In one poll, the NAHB asked a representative sample of adults if they would even consider the possibility of buying a tiny home now or at some point in the future. The survey defined a tiny home as one with less than 600 square feet. A majority of respondents, 53 percent, said “yes” or “maybe” to the prospect of buying a home of this size.
Not all generations shared the sentiment, as potential interest waned with age. While 63 percent of Millennials and 53 percent of Gen Xers might consider living in such a small space, 45 percent of Boomers and 29 percent of Seniors indicated the same.
NAHB regularly conducts national polls in order to understand new trends and preferences in the housing market. These results are based on polls conducted for NAHB by Morning Consult in the second half of 2017. The samples used to conduct this research are representative of the U.S. population in terms of age, income, and geography.
Questions remain about consumer demand for driverless cars and how they might affect land-use patterns. Some 59 percent of adults in the U.S. would consider the possibility of buying one of these cars if a safe and reliable model was developed in their lifetime. But the likelihood declines with age. While 71 percent of Millennials and 66 percent of Gen Xers say they might consider buying a driverless car, the share drops to just 45 percent of Boomers and 36 percent of Seniors.

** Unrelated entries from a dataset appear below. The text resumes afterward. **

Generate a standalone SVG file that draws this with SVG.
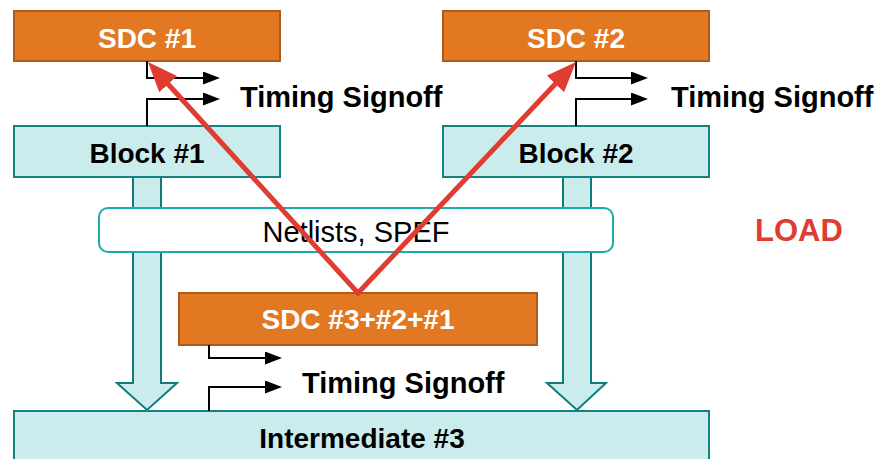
<svg xmlns="http://www.w3.org/2000/svg" width="878" height="459" viewBox="0 0 878 459">
<style>
.sdc{fill:#e27822;stroke:#b0591b;stroke-width:2}
.blk{fill:#cbeced;stroke:#138383;stroke-width:2}
.fat{fill:#cbeced;stroke:#0f7c7c;stroke-width:2}
.net{fill:#ffffff;stroke:#1aabab;stroke-width:2}
.wt{font-family:"Liberation Sans",Arial,sans-serif;font-weight:bold;font-size:28px;fill:#ffffff;text-anchor:middle}
.bt{font-family:"Liberation Sans",Arial,sans-serif;font-weight:bold;font-size:28px;fill:#000000;text-anchor:middle}
.ts{font-family:"Liberation Sans",Arial,sans-serif;font-weight:bold;font-size:29px;fill:#000000}
.nt{font-family:"Liberation Sans",Arial,sans-serif;font-size:29px;fill:#000000;text-anchor:middle}
.load{font-family:"Liberation Sans",Arial,sans-serif;font-weight:bold;font-size:31px;fill:#e03c31}
.ba{fill:none;stroke:#000000;stroke-width:2;marker-end:url(#bh)}
.red{fill:none;stroke:#e03c31;stroke-width:5;stroke-linejoin:miter;marker-start:url(#rh);marker-end:url(#rh)}
</style>
<defs>
<marker id="bh" markerUnits="userSpaceOnUse" markerWidth="17" markerHeight="13" refX="0" refY="6.5" orient="auto"><path d="M0,0 L17,6.5 L0,13 z" fill="#000000"/></marker>
<marker id="rh" markerUnits="strokeWidth" markerWidth="6" markerHeight="4.8" refX="1" refY="2.4" orient="auto-start-reverse"><path d="M0,0 L6,2.4 L0,4.8 z" fill="#e03c31"/></marker>
</defs>
<g id="fat-arrows">
<polygon id="fat-left" class="fat" points="133,177 161,177 161,383 177,383 147,410 117,383 133,383"/>
<polygon id="fat-right" class="fat" points="563,177 591,177 591,383 606,383 577,410 547,383 563,383"/>
</g>
<g id="netlists">
<rect class="net" x="99" y="208" width="514" height="44" rx="9"/>
<text class="nt" x="356" y="242">Netlists, SPEF</text>
</g>
<g id="sdc1">
<rect class="sdc" x="14" y="11" width="266" height="50"/>
<text class="wt" x="147" y="48">SDC #1</text>
</g>
<g id="sdc2">
<rect class="sdc" x="443" y="11" width="266" height="50"/>
<text class="wt" x="576" y="48">SDC #2</text>
</g>
<g id="block1">
<rect class="blk" x="14" y="126" width="266" height="51"/>
<text class="bt" x="147" y="163">Block #1</text>
</g>
<g id="block2">
<rect class="blk" x="443" y="126" width="266" height="51"/>
<text class="bt" x="576" y="163">Block #2</text>
</g>
<g id="sdc3">
<rect class="sdc" x="179" y="293" width="358" height="52"/>
<text class="wt" x="358" y="329">SDC #3+#2+#1</text>
</g>
<g id="intermediate3">
<rect class="blk" x="14" y="411" width="695" height="60"/>
<text class="bt" x="362" y="448">Intermediate #3</text>
</g>
<g id="labels">
<text class="ts" x="240" y="107">Timing Signoff</text>
<text class="ts" x="671" y="107">Timing Signoff</text>
<text class="ts" x="302" y="393">Timing Signoff</text>
<text class="load" x="755" y="241">LOAD</text>
</g>
<g id="connectors">
<path class="ba" d="M147,61 V78 H203"/>
<path class="ba" d="M147,126 V99 H203"/>
<path class="ba" d="M576,61 V78 H631"/>
<path class="ba" d="M576,126 V99 H631"/>
<path class="ba" d="M209,345 V358 H265"/>
<path class="ba" d="M209,411 V387 H265"/>
<polyline class="red" points="164.8,80.5 358,293 558.8,80.2"/>
</g>
</svg>
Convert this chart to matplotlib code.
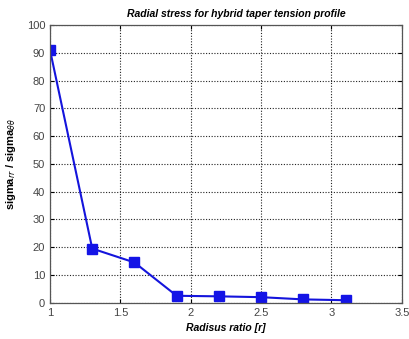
import matplotlib
matplotlib.use("Agg")
import matplotlib.pyplot as plt

# radial stress ratio along the radius
radius_ratio = [1.0, 1.3, 1.6, 1.9, 2.2, 2.5, 2.8, 3.1]
stress_ratio = [91.0, 19.5, 14.5, 2.5, 2.3, 2.0, 1.2, 0.9]

plt.rcParams["font.family"] = ["Liberation Sans", "DejaVu Sans"]

fig = plt.figure(figsize=(4.1, 3.39), dpi=100)
ax = fig.add_axes([0.122, 0.107, 0.858, 0.819])

ax.plot(radius_ratio, stress_ratio, color="#1414dc", linewidth=1.5,
        marker="s", markersize=6.5, markerfacecolor="#1414e6", markeredgecolor="#1414e6")

ax.set_xlim(1, 3.5)
ax.set_ylim(0, 100)
ax.set_xticks([1, 1.5, 2, 2.5, 3, 3.5])
ax.set_xticklabels(["1", "1.5", "2", "2.5", "3", "3.5"])
ax.set_yticks(range(0, 101, 10))

ax.grid(True, color="#222222", linestyle=(0, (1, 1.5)), linewidth=0.8)
ax.tick_params(direction="in", top=True, right=True, labelsize=8, labelcolor="#444444", length=3)
for s in ax.spines.values():
    s.set_color("#555555")
    s.set_linewidth(0.9)

ax.set_title("Radial stress for hybrid taper tension profile", fontsize=7.5,
             fontweight="bold", style="italic", pad=6, x=0.53)
ax.set_xlabel("Radisus ratio [r]", fontsize=7.5, fontweight="bold", style="italic", labelpad=4)
ax.set_ylabel(r"sigma$_{rr}$ / sigma$_{\theta\theta}$", fontsize=8, fontweight="bold", labelpad=6)

fig.savefig("out.png", dpi=100)
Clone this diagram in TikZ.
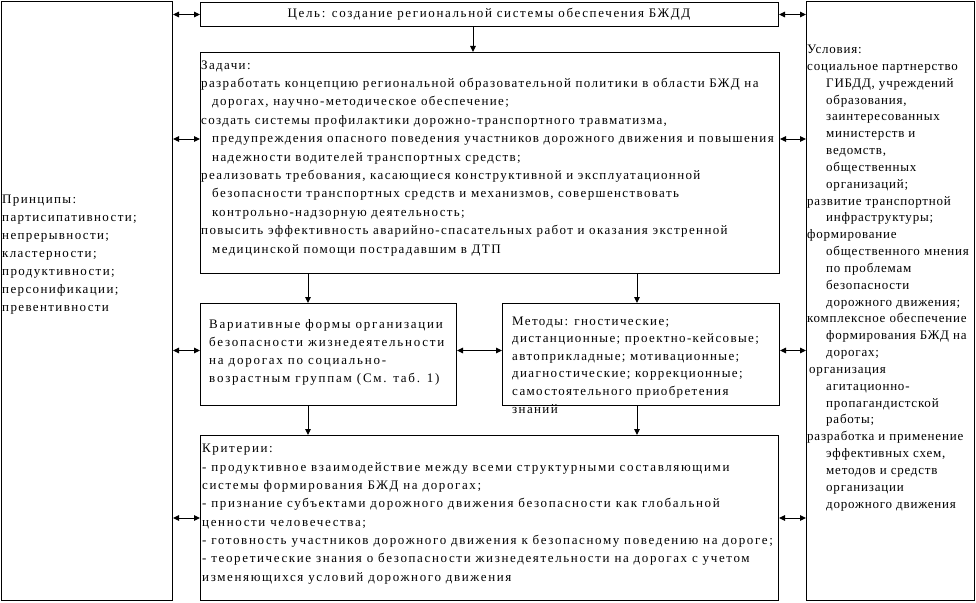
\documentclass[tikz,border=0pt]{standalone}
\usepackage{fontspec}
\setmainfont{Liberation Serif}[LetterSpace=12.5]
\newfontfamily\taskfont{Liberation Serif}[LetterSpace=10.5]
\newfontfamily\condfont{Liberation Serif}[LetterSpace=6]
\newfontfamily\formfont{Liberation Serif}[LetterSpace=13.5]
\usetikzlibrary{arrows.meta}
\newcommand{\indz}{\hspace*{11pt}}
\newcommand{\indu}{\hspace*{19pt}}
\begin{document}
\begin{tikzpicture}[
  x = 1pt, y = -1pt,
  box/.style  = {draw, line width=1pt, anchor=north west, inner sep=0pt},
  txt/.style  = {anchor=base west, inner sep=0pt, align=left,
                 font=\fontsize{13}{18.4}\selectfont},
  dbl/.style  = {{Triangle[length=6pt, width=5.5pt]}-{Triangle[length=6pt, width=5.5pt]}, line width=1pt},
  arr/.style  = {-{Triangle[length=6pt, width=5.5pt]}, line width=1pt}
]
\useasboundingbox (0,0) rectangle (976,602);
% Boxes
\node[box, minimum width=171pt, minimum height=599pt] (prin) at (1,1) {};
\node[box, minimum width=578pt, minimum height=24pt]  (goal) at (200,2) {};
\node[box, minimum width=168pt, minimum height=599pt] (cond) at (806,1) {};
\node[box, minimum width=579pt, minimum height=221pt] (task) at (200,52) {};
\node[box, minimum width=256pt, minimum height=102pt] (form) at (200,303) {};
\node[box, minimum width=277pt, minimum height=102pt] (meth) at (502,303) {};
\node[box, minimum width=578pt, minimum height=165pt] (crit) at (200,435) {};

% Texts (anchored at the baseline of their last line)
\node[txt, anchor=base] (goaltxt) at (489,18) {Цель: создание региональной системы обеспечения БЖДД};
\node[txt, font=\fontsize{13}{18}\selectfont\taskfont] (printxt) at (2,311) {Принципы:\\
  партисипативности;\\
  непрерывности;\\
  кластерности;\\
  продуктивности;\\
  персонификации;\\
  превентивности};
\node[txt, font=\fontsize{13}{18.4}\selectfont\taskfont] (tasktxt) at (201,253) {Задачи:\\
  разработать концепцию региональной образовательной политики в области БЖД на\\
  \indz дорогах, научно-методическое обеспечение;\\
  создать системы профилактики дорожно-транспортного травматизма,\\
  \indz предупреждения опасного поведения участников дорожного движения и повышения\\
  \indz надежности водителей транспортных средств;\\
  реализовать требования, касающиеся конструктивной и эксплуатационной\\
  \indz безопасности транспортных средств и механизмов, совершенствовать\\
  \indz контрольно-надзорную деятельность;\\
  повысить эффективность аварийно-спасательных работ и оказания экстренной\\
  \indz медицинской помощи пострадавшим в ДТП};
\node[txt, font=\fontsize{13}{16.83}\selectfont\condfont] (condtxt) at (807,508) {Условия:\\
  социальное партнерство\\
  \indu ГИБДД, учреждений\\
  \indu образования,\\
  \indu заинтересованных\\
  \indu министерств и\\
  \indu ведомств,\\
  \indu общественных\\
  \indu организаций;\\
  развитие транспортной\\
  \indu инфраструктуры;\\
  формирование\\
  \indu общественного мнения\\
  \indu по проблемам\\
  \indu безопасности\\
  \indu дорожного движения;\\
  комплексное обеспечение\\
  \indu формирования БЖД на\\
  \indu дорогах;\\
  \hspace*{2pt}организация\\
  \indu агитационно-\\
  \indu пропагандистской\\
  \indu работы;\\
  разработка и применение\\
  \indu эффективных схем,\\
  \indu методов и средств\\
  \indu организации\\
  \indu дорожного движения};
\node[txt, font=\fontsize{13}{18}\selectfont\formfont] (formtxt) at (209,382) {Вариативные формы организации\\
  безопасности жизнедеятельности\\
  на дорогах по социально-\\
  возрастным группам (См. таб. 1)};
\node[txt, font=\fontsize{13}{17.6}\selectfont\taskfont] (methtxt) at (512,413) {Методы: гностические;\\
  дистанционные; проектно-кейсовые;\\
  автоприкладные; мотивационные;\\
  диагностические; коррекционные;\\
  самостоятельного приобретения\\
  знаний};
\node[txt, font=\fontsize{13}{18.3}\selectfont] (crittxt) at (202,581) {Критерии:\\
  - продуктивное взаимодействие между всеми структурными составляющими\\
  системы формирования БЖД на дорогах;\\
  - признание субъектами дорожного движения безопасности как глобальной\\
  ценности человечества;\\
  - готовность участников дорожного движения к безопасному поведению на дороге;\\
  - теоретические знания о безопасности жизнедеятельности на дорогах с учетом\\
  изменяющихся условий дорожного движения};

% Arrow columns and rows
\coordinate (c1) at (473,0);
\coordinate (c2) at (308,0);
\coordinate (c3) at (637,0);
\coordinate (r1) at ([yshift=24pt]task.west);
\coordinate (r2) at ([yshift=4pt]form.west);

% Arrows down
\draw[arr] (goal.south -| c1) -- (task.north -| c1);
\draw[arr] (task.south -| c2) -- (form.north -| c2);
\draw[arr] (task.south -| c3) -- (meth.north -| c3);
\draw[arr] (form.south -| c2) -- (crit.north -| c2);
\draw[arr] (meth.south -| c3) -- (crit.north -| c3);
\draw[dbl] (form.east |- r2) -- (meth.west |- r2);

% Arrows left
\draw[dbl] (prin.east |- goal.west) -- (goal.west);
\draw[dbl] (prin.east |- r1) -- (task.west |- r1);
\draw[dbl] (prin.east |- r2) -- (form.west |- r2);
\draw[dbl] (prin.east |- crit.west) -- (crit.west);

% Arrows right
\draw[dbl] (goal.east) -- (goal.east -| cond.west);
\draw[dbl] (task.east |- r1) -- (cond.west |- r1);
\draw[dbl] (meth.east |- r2) -- (cond.west |- r2);
\draw[dbl] (crit.east) -- (crit.east -| cond.west);
\end{tikzpicture}
\end{document}
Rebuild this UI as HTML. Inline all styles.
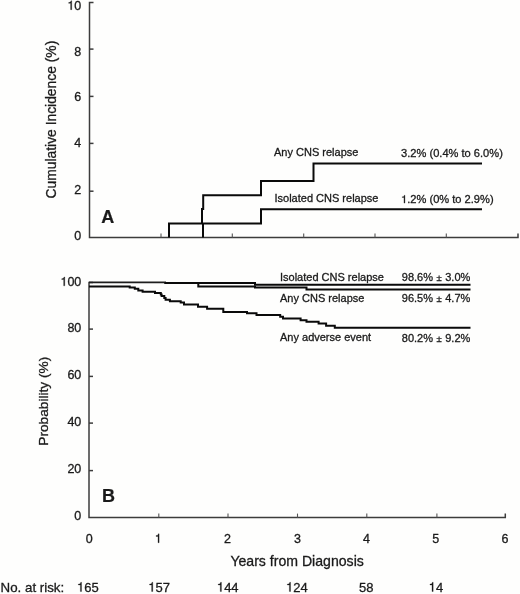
<!DOCTYPE html>
<html><head><meta charset="utf-8"><title>Cumulative incidence of CNS relapse and event-free probability</title>
<style>
html,body{margin:0;padding:0;background:#fff;}
body{width:520px;height:594px;overflow:hidden;font-family:"Liberation Sans",sans-serif;}
svg{display:block;will-change:transform;}
tspan.h{fill:none;stroke:none;}
</style></head><body>
<svg width="520" height="594" viewBox="0 0 520 594">
<rect width="520" height="594" fill="#fefefd"/>
<g stroke="#3c3c3c" stroke-width="1.5" fill="none">
<path d="M93.5,2.5 H89.5 V237.5 H518 V233.5"/>
<path d="M89.5,49.1 H93.5"/>
<path d="M89.5,96.4 H93.5"/>
<path d="M89.5,143.4 H93.5"/>
<path d="M89.5,191.2 H93.5"/>
<path d="M161,237.5 V233.5" stroke-width="1.1" stroke="#555"/>
<path d="M232.3,237.5 V233.5" stroke-width="1.1" stroke="#555"/>
<path d="M303.7,237.5 V233.5" stroke-width="1.1" stroke="#555"/>
<path d="M375,237.5 V233.5" stroke-width="1.1" stroke="#555"/>
<path d="M446.3,237.5 V233.5" stroke-width="1.1" stroke="#555"/>
</g>
<g stroke="#0a0a0a" stroke-width="2" fill="none">
<path d="M169,237.5 V223.6 H261 V209.2 H482"/>
<path d="M203,237.5 V223.6 M202,223.6 V209 H203.2 V195.2 H261 V181 H313.5 V163.6 H482"/>
</g>
<g stroke="#3c3c3c" stroke-width="1.5" fill="none">
<path d="M93,282.4 H89 V517.6 H505.3 V513.6"/>
<path d="M89,329.1 H93"/>
<path d="M89,376.4 H93"/>
<path d="M89,423.1 H93"/>
<path d="M89,470.6 H93"/>
<path d="M158.8,517.6 V513.6" stroke-width="1.1" stroke="#555"/>
<path d="M228,517.6 V513.6" stroke-width="1.1" stroke="#555"/>
<path d="M297.5,517.6 V513.6" stroke-width="1.1" stroke="#555"/>
<path d="M366.8,517.6 V513.6" stroke-width="1.1" stroke="#555"/>
<path d="M436.9,517.6 V513.6" stroke-width="1.1" stroke="#555"/>
</g>
<g stroke="#0a0a0a" stroke-width="2" fill="none">
<path d="M89,282.4 H166" stroke="#1e1e1e" stroke-width="1.9"/>
<path d="M165.5,282.6 V283.1 H255 V284.8 H470.5"/>
<path d="M165.5,282.6 V283.1 H198.3 V286.6 H255 V287.6 H306.5 V289.5 H470.5"/>
<path d="M89,286.4 H129.7 V287.5 H134.8 V288.7 H138.3 V290.6 H142.6 V291.8 H155 V293 H160.8 V294.5 H161.6 V296 H164.3 V298 H165.6 V299.7 H169.9 V301.3 H180.7 V302.5 H184 V304.4 H198 V306.8 H207.1 V308.8 H223.3 V312 H247 V313.3 H256.5 V315 H280.2 V316.7 H283 V318.5 H300.6 V320.2 H306.5 V321.7 H318.6 V323.5 H326.1 V325.8 H334.8 V327.8 H470.5"/>
</g>
<g font-family="Liberation Sans, sans-serif" fill="#1a1a1a" stroke="#1a1a1a" stroke-width="0.3">
<text id="t0" x="81.3" y="9.65" font-size="12.5" text-anchor="end"><tspan class="h">1</tspan>0</text>
<text id="t1" x="81.3" y="55.85" font-size="12.5" text-anchor="end">8</text>
<text id="t2" x="81.3" y="101.35" font-size="12.5" text-anchor="end">6</text>
<text id="t3" x="81.3" y="147.45" font-size="12.5" text-anchor="end">4</text>
<text id="t4" x="81.3" y="193.95" font-size="12.5" text-anchor="end">2</text>
<text id="t5" x="81.3" y="239.55" font-size="12.5" text-anchor="end">0</text>
<text id="t6" x="81.3" y="285.85" font-size="12.5" text-anchor="end"><tspan class="h">1</tspan>00</text>
<text id="t7" x="81.3" y="332.25" font-size="12.5" text-anchor="end">80</text>
<text id="t8" x="81.3" y="379.25" font-size="12.5" text-anchor="end">60</text>
<text id="t9" x="81.3" y="426.25" font-size="12.5" text-anchor="end">40</text>
<text id="t10" x="81.3" y="473.15" font-size="12.5" text-anchor="end">20</text>
<text id="t11" x="81.3" y="520.45" font-size="12.5" text-anchor="end">0</text>
<text id="t12" x="89.3" y="542.7" font-size="12.5" text-anchor="middle">0</text>
<text id="t13" x="158.25" y="542.7" font-size="12.5" text-anchor="middle"><tspan class="h">1</tspan></text>
<text id="t14" x="227.5" y="542.7" font-size="12.5" text-anchor="middle">2</text>
<text id="t15" x="297.4" y="542.7" font-size="12.5" text-anchor="middle">3</text>
<text id="t16" x="366.4" y="542.7" font-size="12.5" text-anchor="middle">4</text>
<text id="t17" x="435.8" y="542.7" font-size="12.5" text-anchor="middle">5</text>
<text id="t18" x="505.1" y="542.7" font-size="12.5" text-anchor="middle">6</text>
<text id="t19" transform="translate(56.3,119.6) rotate(-90)" font-size="13.85" text-anchor="middle">Cumulative Incidence (%)</text>
<text id="t20" transform="translate(48.4,401.25) rotate(-90)" font-size="13.7" text-anchor="middle">Probability (%)</text>
<text id="t21" x="297.1" y="566.3" font-size="14.1" text-anchor="middle">Years from Diagnosis</text>
<text id="t22" x="101.3" y="222.5" font-size="18" font-weight="bold" stroke-width="0.2">A</text>
<text id="t23" x="101.9" y="501.9" font-size="18" font-weight="bold" stroke-width="0.2">B</text>
<text id="t24" x="274" y="155.7" font-size="11">Any CNS relapse</text>
<text id="t25" x="401.1" y="156.6" font-size="11.1">3.2% (0.4% to 6.0%)</text>
<text id="t26" x="274.5" y="202.2" font-size="11">Isolated CNS relapse</text>
<text id="t27" x="401.1" y="203.1" font-size="11.1"><tspan class="h">1</tspan>.2% (0% to 2.9%)</text>
<text id="t28" x="280" y="280.7" font-size="11">Isolated CNS relapse</text>
<text id="t29" x="470.3" y="281.3" font-size="11" text-anchor="end">98.6% <tspan font-size="9.5" dx="0.438">±</tspan><tspan dx="0.438"> </tspan>3.0%</text>
<text id="t30" x="280" y="301.8" font-size="11">Any CNS relapse</text>
<text id="t31" x="470.3" y="301.7" font-size="11" text-anchor="end">96.5% <tspan font-size="9.5" dx="0.438">±</tspan><tspan dx="0.438"> </tspan>4.7%</text>
<text id="t32" x="280" y="341.4" font-size="11">Any adverse event</text>
<text id="t33" x="470.3" y="341.6" font-size="11" text-anchor="end">80.2% <tspan font-size="9.5" dx="0.438">±</tspan><tspan dx="0.438"> </tspan>9.2%</text>
<text id="t34" x="0.6" y="591.6" font-size="13.3">No. at risk:</text>
<text id="t35" x="87.88" y="591.5" font-size="13" text-anchor="middle"><tspan class="h">1</tspan>65</text>
<text id="t36" x="159.12" y="591.5" font-size="13" text-anchor="middle"><tspan class="h">1</tspan>57</text>
<text id="t37" x="227.75" y="591.5" font-size="13" text-anchor="middle"><tspan class="h">1</tspan>44</text>
<text id="t38" x="296.88" y="591.5" font-size="13" text-anchor="middle"><tspan class="h">1</tspan>24</text>
<text id="t39" x="366.25" y="591.5" font-size="13" text-anchor="middle">58</text>
<text id="t40" x="435.88" y="591.5" font-size="13" text-anchor="middle"><tspan class="h">1</tspan>4</text>
<path transform="translate(67.39,9.65) scale(0.01250,-0.01250)" vector-effect="non-scaling-stroke" d="M259 505H102V568Q204 581 235 604Q266 627 289 709H347V0H259Z"/>
<path transform="translate(60.44,285.85) scale(0.01250,-0.01250)" vector-effect="non-scaling-stroke" d="M259 505H102V568Q204 581 235 604Q266 627 289 709H347V0H259Z"/>
<path transform="translate(154.77,542.70) scale(0.01250,-0.01250)" vector-effect="non-scaling-stroke" d="M259 505H102V568Q204 581 235 604Q266 627 289 709H347V0H259Z"/>
<path transform="translate(401.10,203.10) scale(0.01110,-0.01110)" vector-effect="non-scaling-stroke" d="M259 505H102V568Q204 581 235 604Q266 627 289 709H347V0H259Z"/>
<path transform="translate(77.03,591.50) scale(0.01300,-0.01300)" vector-effect="non-scaling-stroke" d="M259 505H102V568Q204 581 235 604Q266 627 289 709H347V0H259Z"/>
<path transform="translate(148.27,591.50) scale(0.01300,-0.01300)" vector-effect="non-scaling-stroke" d="M259 505H102V568Q204 581 235 604Q266 627 289 709H347V0H259Z"/>
<path transform="translate(216.90,591.50) scale(0.01300,-0.01300)" vector-effect="non-scaling-stroke" d="M259 505H102V568Q204 581 235 604Q266 627 289 709H347V0H259Z"/>
<path transform="translate(286.03,591.50) scale(0.01300,-0.01300)" vector-effect="non-scaling-stroke" d="M259 505H102V568Q204 581 235 604Q266 627 289 709H347V0H259Z"/>
<path transform="translate(428.65,591.50) scale(0.01300,-0.01300)" vector-effect="non-scaling-stroke" d="M259 505H102V568Q204 581 235 604Q266 627 289 709H347V0H259Z"/>
</g>
</svg>
</body></html>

Planners wonder how driverless cars might affect travel behavior and land-use decisions. Can these cars affect where people choose to buy homes? Recent polling indicates so.
When people open to buying a driverless car were asked if it might encourage them to move farther away from work, 63 percent, said “yes” or “maybe.” Again, younger people would be more likely to be swayed. More than 76 percent of Millennials and 62 percent of Gen Xers say “yes” or “maybe,” but just 46 percent of Boomers and 18 percent of Seniors said the same.